2. A indústria das “fake news”, com objetivo político, é tão velha quanto a própria política. Mas há outro aspecto, tão importante quanto este, para sustentar a avaliação de que a indústria das “fake news” não sofrerá qualquer abalo com uma eventual derrota de Trump. O aspecto é este: não há apenas uma indústria de “fake news”, há também uma demanda por “fake news”!

3. A oferta de “fake news” tem as suas razões de ser e a demanda por “fake news” também tem as suas. É a conjugação destes dois conjuntos de razões – as da oferta e as da demanda – que me permite dizer que a indústria das “fake news” veio para ficar. As razões da oferta são sobejamente conhecidas, vejamos as razões da demanda…

4. As “fake news” obtêm o sucesso que obtêm não só porque têm uma poderosa máquina por trás delas. Boa parte do sucesso das “fake news” advém do fato de elas ensejarem uma “visão de mundo”, organizando e dando sentido a sentimentos, percepções e compreensões que, sem elas, permaneceriam confusos e desarticulados. Como sentimentos, percepções e compreensões confusos e desarticulados são geradores de ansiedade, as “fake news” promovem apaziguamento no psiquismo. E elas não apenas apaziguam as almas, elas também fornecem uma “narrativa”, isto é, fornecem uma oportunidade de performance social no mercado das opiniões!

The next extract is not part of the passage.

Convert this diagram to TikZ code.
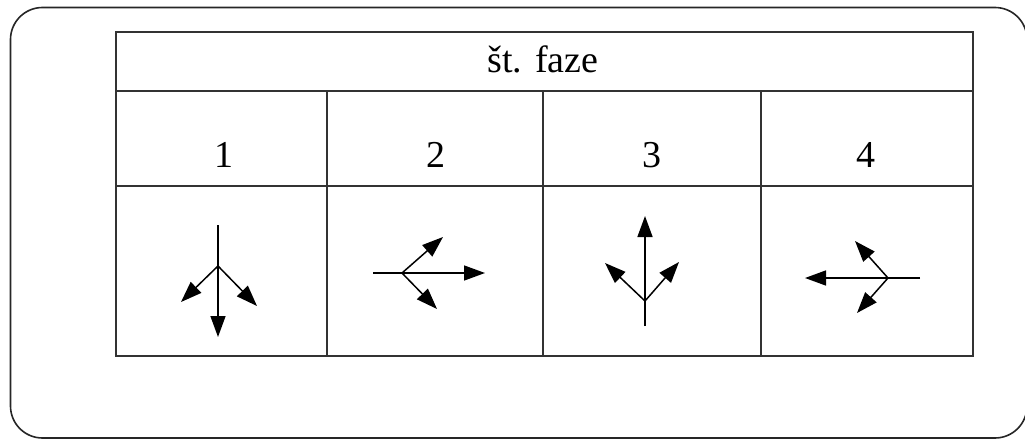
\documentclass[tikz,border=0pt]{standalone}
\usepackage{fontspec}
\setmainfont{Liberation Serif}
\usetikzlibrary{arrows.meta}
\begin{document}
\begin{tikzpicture}[x=1pt,y=-1pt,
  frame/.style={line width=1.6pt,draw=black!85},
  grid/.style={line width=1.6pt,draw=black!80},
  lbl/.style={anchor=base,inner sep=0pt,font=\fontsize{38}{41}\selectfont},
  vec/.style={line width=1.5pt,-{Triangle[length=21pt,width=15pt]}}]
\useasboundingbox (0,0) rectangle (1025,441);
\draw[frame,rounded corners=32pt] (10.5,7.5) rectangle (1027,438);
% table
\draw[grid] (116,32) rectangle (973,356);
\draw[grid] (116,91) -- (973,91);
\draw[grid] (116,186) -- (973,186);
\draw[grid] (327,91) -- (327,356);
\draw[grid] (543,91) -- (543,356);
\draw[grid] (761,91) -- (761,356);
% labels
\node[lbl] (hdr) at (543,73) {št. faze};
\node[lbl] (n1) at (224,167) {1};
\node[lbl] (n2) at (436,167) {2};
\node[lbl] (n3) at (652,167) {3};
\node[lbl] (n4) at (866,167) {4};
% phase 1
\coordinate (a1s) at (218,225);
\coordinate (a1b) at (218,266);
\coordinate (a1t) at (218,337);
\coordinate (a1l) at (181,302);
\coordinate (a1r) at (257,306);
\draw[vec] (a1s) -- (a1t);
\draw[vec] (a1b) -- (a1l);
\draw[vec] (a1b) -- (a1r);
% phase 2
\coordinate (a2s) at (373,273);
\coordinate (a2b) at (402,273);
\coordinate (a2t) at (485,273);
\coordinate (a2u) at (443,237);
\coordinate (a2d) at (437,309);
\draw[vec] (a2s) -- (a2t);
\draw[vec] (a2b) -- (a2u);
\draw[vec] (a2b) -- (a2d);
% phase 3
\coordinate (a3s) at (645,326);
\coordinate (a3b) at (645,301);
\coordinate (a3t) at (645,216);
\coordinate (a3l) at (605,263);
\coordinate (a3r) at (679,262);
\draw[vec] (a3s) -- (a3t);
\draw[vec] (a3b) -- (a3l);
\draw[vec] (a3b) -- (a3r);
% phase 4
\coordinate (a4s) at (920,278);
\coordinate (a4b) at (888,278);
\coordinate (a4t) at (805,278);
\coordinate (a4u) at (855,241);
\coordinate (a4d) at (857,313);
\draw[vec] (a4s) -- (a4t);
\draw[vec] (a4b) -- (a4u);
\draw[vec] (a4b) -- (a4d);
\end{tikzpicture}
\end{document}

5. Fato é que as “fake news” são úteis para quem as produz e para quem as consome, pouco ou nada importando se elas não têm respaldo na realidade dos fatos, já que o ser humano tem a tendência a tomar como verdade o que vem ao encontro dos seus interesses, necessidades ou preconceitos. A indústria das “fake news” é uma via de mão dupla. Este é o busílis. Quem não entender isto, não entenderá a fundo o fenômeno.

6. As “fake news” juntam a fome com a vontade de comer: deve-se a isto, a meu ver, o sucesso delas e o fato de elas serem inevitáveis… Não quero com isto dizer que elas não devam ser combatidas. Mas, como combatê-las, de uma perspectiva de esquerda? Lançando “fake news” contra “fake news”, como não raro acontece? Este é, me parece, um caminho, digamos, “natural”, mas, de um ponto de vista de esquerda, equivocado. Senão, vejamos…

7. A indústria de “fake news” com fins políticos experimenta atualmente um extraordinário salto de qualidade, com a instrumentalização dos “big data” e com a utilização em escala “astronômica” das “redes sociais”. Como isto envolve muito dinheiro e forte presença nos centros de poder da “web”, o extraordinário salto de qualidade na indústria das “fake news” está a serviço dos interesses da direita.

8. É por isto que, combater “fake news” com “fake news” é travar uma batalha perdida já de antemão. Do ponto de vista da esquerda, só há um modo eficaz de minimizar o poder da indústria das “fake news”: a elevação do nível de consciência política do povo. O que a esquerda no poder e fora dele fez neste sentido nas últimas décadas? Lamentavelmente, a resposta é: quase nada.

9. É o nível baixo de consciência política que torna o poder da indústria das “fake news” tão importante. E não se eleva o nível de consciência política combatendo “fake news” com “fake news”. O modo mais imediato de elevação do nível de consciência política de um povo é apresentando a ele um programa mínimo, no qual o povo possa reconhecer os seus dramas e as saídas para a situação de penúria em que vive.

10. Combate-se, à vera, “fake news” com um programa nacional, popular e democrático, um programa capaz de ser tomado como seu pela ampla maioria do povo brasileiro. A pergunta que não quer calar está aqui: o que as esquerdas têm feito para levar ao povo um tal programa? As atuais eleições têm servido para isto?